The Patriots have qualified for the playoffs by winning their division and that was certainly this team's first goal. However, for New England to reach their ultimate goal of winning a third consecutive Super Bowl title, they will have to run the ball with more consistency against tough competition in the postseason.

To read this entire story, check out the latest edition of Patriots Football Weekly on newsstands this Tuesday. To subscribe to Patriots Football Weekly, go to ***.*

Patriots send two to the Pro Bowl
The Patriots had two players selected to this year's Pro Bowl team and neither were a big surprise.
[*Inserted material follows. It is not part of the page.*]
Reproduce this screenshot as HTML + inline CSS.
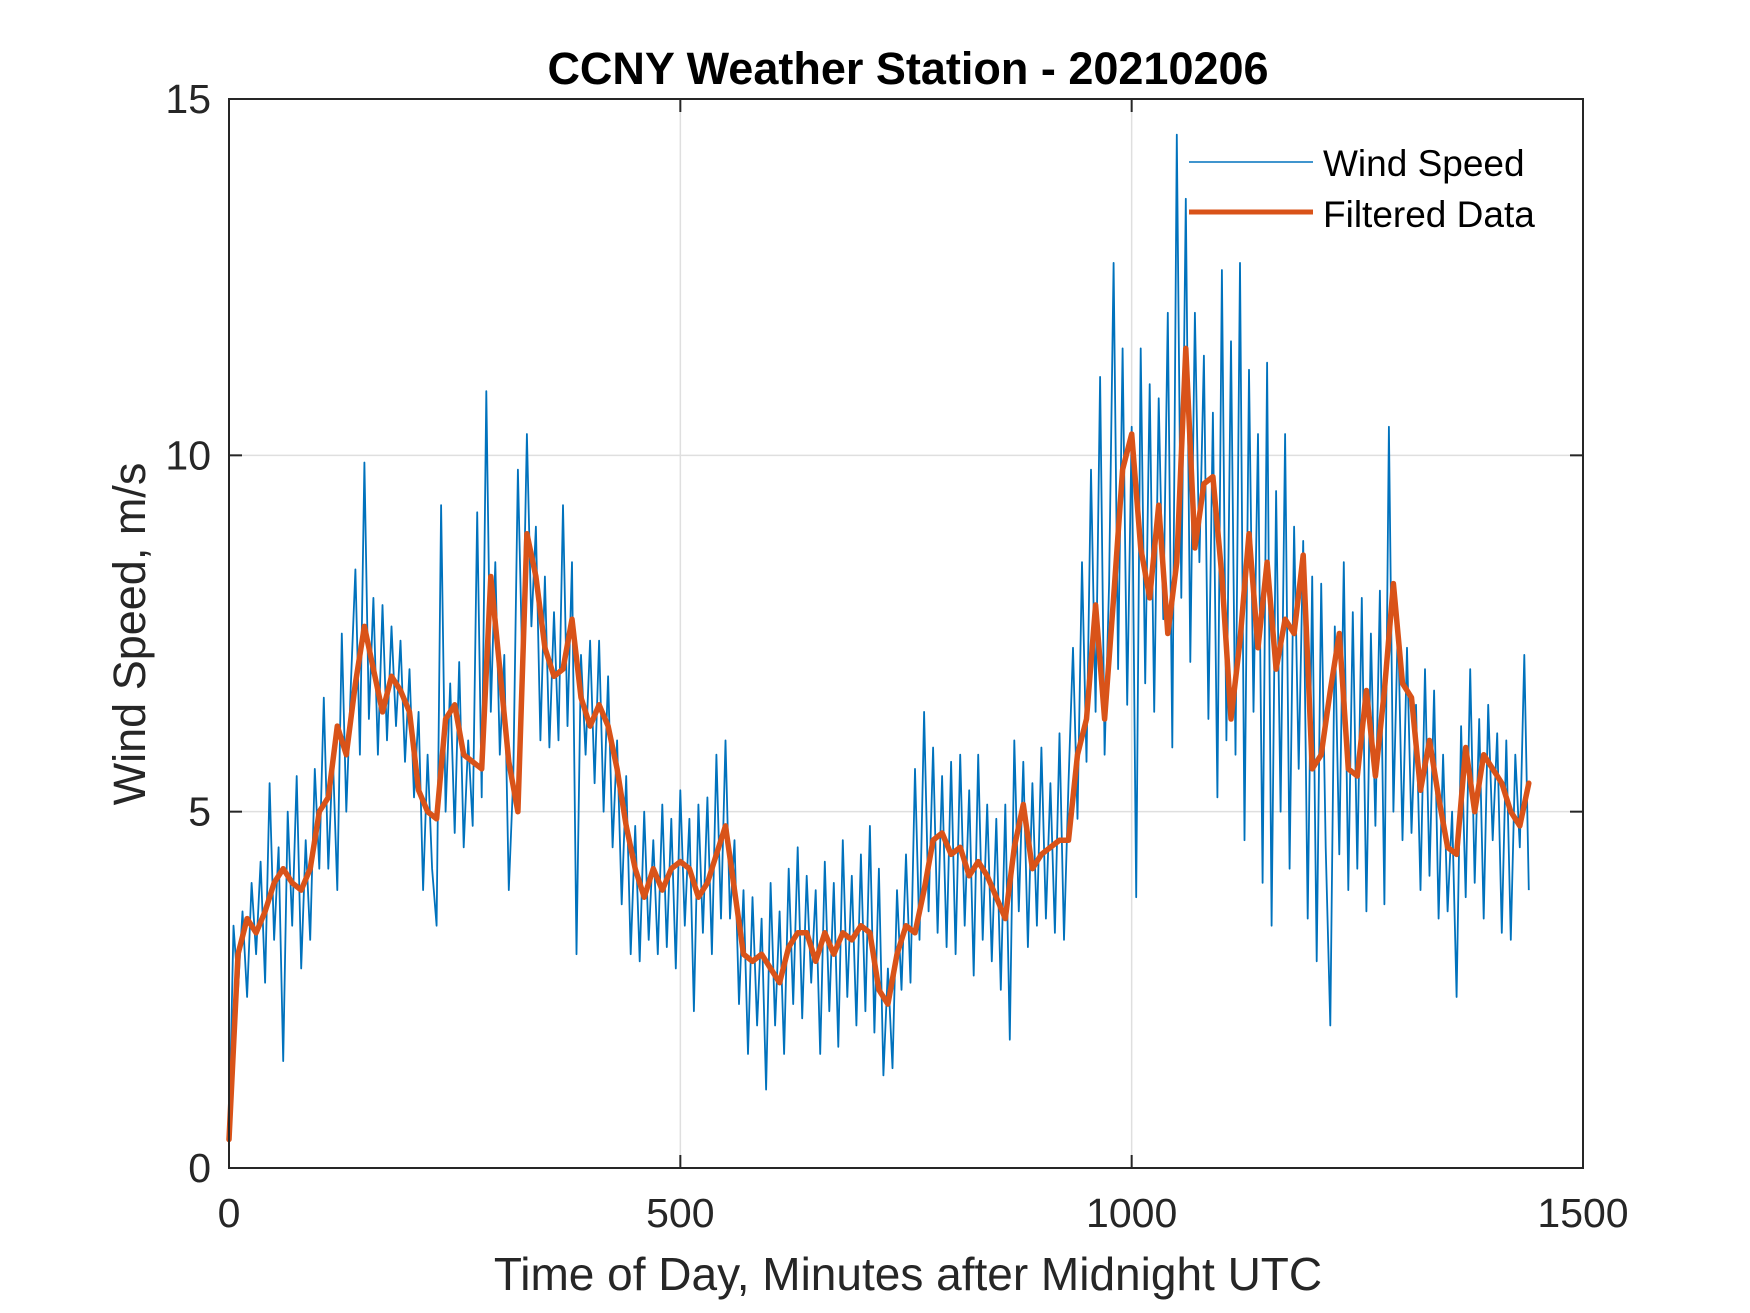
<!DOCTYPE html>
<html><head><meta charset="utf-8"><style>
html,body{margin:0;padding:0;background:#fff;}
svg{display:block;font-family:"Liberation Sans",Arial,sans-serif;}
</style></head><body>
<svg id="chart" width="1750" height="1313" viewBox="0 0 1750 1313">
<rect x="0" y="0" width="1750" height="1313" fill="#fff"/>
<g id="grid"></g>
<g id="series"></g>
<rect x="229" y="99" width="1354" height="1069" fill="none" stroke="#262626" stroke-width="2"/>
<g id="ticks"></g>
<text x="908" y="84" font-size="45" font-weight="bold" text-anchor="middle" fill="#000">CCNY Weather Station - 20210206</text>
<text x="908" y="1290" font-size="46" text-anchor="middle" fill="#262626">Time of Day, Minutes after Midnight UTC</text>
<text transform="translate(145,634) rotate(-90)" font-size="45" text-anchor="middle" fill="#262626">Wind Speed, m/s</text>
<g>
<line x1="1189" y1="162" x2="1313" y2="162" stroke="#0072BD" stroke-width="1.5"/>
<text x="1323" y="176" font-size="37" fill="#000">Wind Speed</text>
<line x1="1189" y1="212" x2="1313" y2="212" stroke="#D95319" stroke-width="5"/>
<text x="1323" y="227" font-size="37" fill="#000">Filtered Data</text>
</g>
</svg>
<script>
const xTicks=[0,500,1000,1500];
const yTicks=[0,5,10,15];
const rawStep=5;
const windSpeed=[0.4,3.4,2.5,3.6,2.4,4.0,3.0,4.3,2.6,5.4,3.2,
4.5,1.5,5.0,3.4,5.5,2.8,4.6,3.2,5.6,4.2,
6.6,4.2,5.8,3.9,7.5,5.0,6.8,8.4,5.8,9.9,
6.3,8.0,5.8,7.9,6.0,7.6,6.2,7.4,5.7,7.0,
5.2,6.4,3.9,5.8,4.2,3.4,9.3,5.0,6.8,4.7,
7.1,4.5,6.0,4.8,9.2,5.2,10.9,6.4,8.5,5.8,
7.2,3.9,5.5,9.8,7.0,10.3,7.6,9.0,6.0,8.3,
5.9,7.8,6.0,9.3,6.2,8.5,3.0,7.2,5.8,7.4,
5.4,7.4,5.0,6.9,4.5,6.0,3.7,5.5,3.0,4.8,
2.9,5.0,3.2,4.6,3.0,5.1,3.1,4.9,2.8,5.3,
3.4,4.9,2.2,5.1,3.3,5.2,3.0,5.8,3.5,6.0,
3.5,4.6,2.3,3.9,1.6,3.8,2.0,3.5,1.1,4.0,
2.0,3.6,1.6,4.2,2.3,4.5,2.1,4.1,2.6,3.9,
1.6,4.3,2.2,4.0,1.7,4.6,2.4,4.1,2.0,4.4,
2.2,4.8,1.9,4.2,1.3,2.8,1.4,3.9,2.5,4.4,
2.6,5.6,3.2,6.4,3.6,5.9,3.3,5.5,3.1,5.7,
3.0,5.8,3.4,5.3,2.7,5.8,3.2,5.1,2.9,4.9,
2.5,5.1,1.8,6.0,3.6,5.7,3.1,5.4,3.4,5.9,
3.5,5.4,3.3,6.1,3.2,5.4,7.3,4.9,8.5,5.7,
9.8,6.4,11.1,5.8,8.2,12.7,7.0,11.5,6.5,10.4,
3.8,11.5,6.8,11.0,6.4,10.8,7.7,12.0,5.9,14.5,
8.0,13.6,7.1,12.0,8.5,11.4,6.3,10.6,5.2,12.6,
6.0,11.6,5.8,12.7,4.6,11.2,6.4,10.3,4.0,11.3,
3.4,9.5,5.0,10.3,4.2,9.0,5.6,8.8,3.5,8.3,
2.9,8.2,4.5,2.0,7.6,4.4,8.5,3.9,7.8,4.2,
8.0,3.6,7.5,4.8,8.1,3.7,10.4,5.0,7.7,4.6,
7.3,4.7,6.5,3.9,7.0,4.1,6.7,3.5,5.8,3.6,
5.0,2.4,6.2,3.8,7.0,4.0,6.3,3.5,6.5,4.6,
6.1,3.3,6.0,3.2,5.8,4.5,7.2,3.9];
const filtStep=10;
const filtered=[0.4,3.0,3.5,3.3,3.6,4.0,4.2,4.0,3.9,4.2,
5.0,5.2,6.2,5.8,6.8,7.6,7.0,6.4,6.9,6.7,
6.4,5.3,5.0,4.9,6.3,6.5,5.8,5.7,5.6,8.3,
7.0,5.7,5.0,8.9,8.3,7.3,6.9,7.0,7.7,6.6,
6.2,6.5,6.2,5.6,4.8,4.2,3.8,4.2,3.9,4.2,
4.3,4.2,3.8,4.0,4.4,4.8,3.9,3.0,2.9,3.0,
2.8,2.6,3.1,3.3,3.3,2.9,3.3,3.0,3.3,3.2,
3.4,3.3,2.5,2.3,3.0,3.4,3.3,3.9,4.6,4.7,
4.4,4.5,4.1,4.3,4.1,3.8,3.5,4.5,5.1,4.2,
4.4,4.5,4.6,4.6,5.8,6.3,7.9,6.3,8.0,9.8,
10.3,8.7,8.0,9.3,7.5,8.5,11.5,8.7,9.6,9.7,
8.3,6.3,7.4,8.9,7.3,8.5,7.0,7.7,7.5,8.6,
5.6,5.8,6.7,7.5,5.6,5.5,6.7,5.5,6.7,8.2,
6.8,6.6,5.3,6.0,5.2,4.5,4.4,5.9,5.0,5.8,
5.6,5.4,5.0,4.8,5.4];

const L=229,R=1583,T=99,B=1168;
function xs(v){return L+(v-0)/(1500-0)*(R-L);}
function ys(v){return B-(v-0)/(15-0)*(B-T);}
const NS='http://www.w3.org/2000/svg';
const grid=document.getElementById('grid'),ticks=document.getElementById('ticks'),series=document.getElementById('series');
function mk(tag,attrs,parent){const e=document.createElementNS(NS,tag);for(const k in attrs)e.setAttribute(k,attrs[k]);parent.appendChild(e);return e;}
xTicks.forEach(t=>{
  const x=xs(t);
  if(t>0&&t<1500){const g=mk('line',{x1:x,y1:T,x2:x,y2:B,stroke:'#dfdfdf','stroke-width':1.5},grid);
  
  }
  const a=mk('line',{x1:x,y1:B,x2:x,y2:B-13,stroke:'#262626','stroke-width':2},ticks);
  
  
  const b=mk('line',{x1:x,y1:T,x2:x,y2:T+13,stroke:'#262626','stroke-width':2},ticks);
  
  
  const tx=mk('text',{x:x,y:1227,'font-size':41,'text-anchor':'middle',fill:'#262626'},ticks);
  tx.textContent=t;
  
  
});
yTicks.forEach(t=>{
  const y=ys(t);
  if(t>0&&t<15){const g=mk('line',{x1:L,y1:y,x2:R,y2:y,stroke:'#dfdfdf','stroke-width':1.5},grid);
  
  }
  const a=mk('line',{x1:L,y1:y,x2:L+13,y2:y,stroke:'#262626','stroke-width':2},ticks);
  
  
  const b=mk('line',{x1:R,y1:y,x2:R-13,y2:y,stroke:'#262626','stroke-width':2},ticks);
  
  
  const tx=mk('text',{x:211,y:y+14,'font-size':41,'text-anchor':'end',fill:'#262626'},ticks);
  tx.textContent=t;
  
  
});
const rawPts=windSpeed.map((v,i)=>xs(i*rawStep).toFixed(1)+','+ys(v).toFixed(1)).join(' ');
const raw=mk('polyline',{points:rawPts,fill:'none',stroke:'#0072BD','stroke-width':1.8,'stroke-linejoin':'round'},series);


const fPts=filtered.map((v,i)=>xs(i*filtStep).toFixed(1)+','+ys(v).toFixed(1)).join(' ');
const fl=mk('polyline',{points:fPts,fill:'none',stroke:'#D95319','stroke-width':5.5,'stroke-linejoin':'round','stroke-linecap':'round'},series);


</script>
</body></html>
Tom Brady will be making his third trip to Hawaii, while Richard Seymour is making his fourth straight appearance.

Brady leads the AFC in passing attempts (492) and passing yards (3,888). He is having his best season statistically but the Patriots quarterback wishes more of his teammates were going to Hawaii with him.

"I'm glad that I'm representing the New England Patriots but I certainly wish more of my teammates were able to join me," Brady said after being informed he made the Pro Bowl. "But I accept it and I'm grateful and look forward to the experience."

Seymour missed four games this season but the Patriots defense has been dominant since his return and that fact wasn't lost on the players and coaches who voted him in.

"After being selected four times in a row, I just count my blessings," Seymour said. "It's just awesome to be recognized by your peers and by other coaches in the league for what you do on the football field."

Like Brady, Seymour took time to praise his teammates.

"A lot of credit needs to go to the guys around me," he said. "Vince Wilfork and Ty Warren are both having great years. As a total unit, it's an honor."

Three players who were thought to have a chance to make it – Patrick Pass, Josh Miller and Larry Izzo – were not selected. The Chargers Lorenzo Neal beat out Pass, who finished first in the fan voting but didn't get enough votes from the players and coaches to get in. Izzo also lost out to a Charger when he was left off the team in favor of Hanik Milligan.

The closest race was probably between punters Miller and the Bills Brian Moorman. The two are having virtually identical seasons but in the end, Moorman got the nod over Miller. It's hard to argue with the selection of Moorman. Both players are having Pro Bowl years but unfortunately, only one punter makes the Pro Bowl squad for the AFC.

The Patriot players who didn't make the Pro Bowl are still eligible to be named as alternates.

The Patriots confirmed on Thursday that the team is placing offensive tackle Matt Light on injured reserve, officially ending his 2005 season. Light joins center Dan Koppen as the second starting Patriots offensive linemen to be placed on IR this year…The Patriots are only giving an average of 11.5 points in their last six games…The Patriots and Jets will square off in the last Monday Night Football game to be broadcasted on ABC. ESPN will take over the long running series in 2006.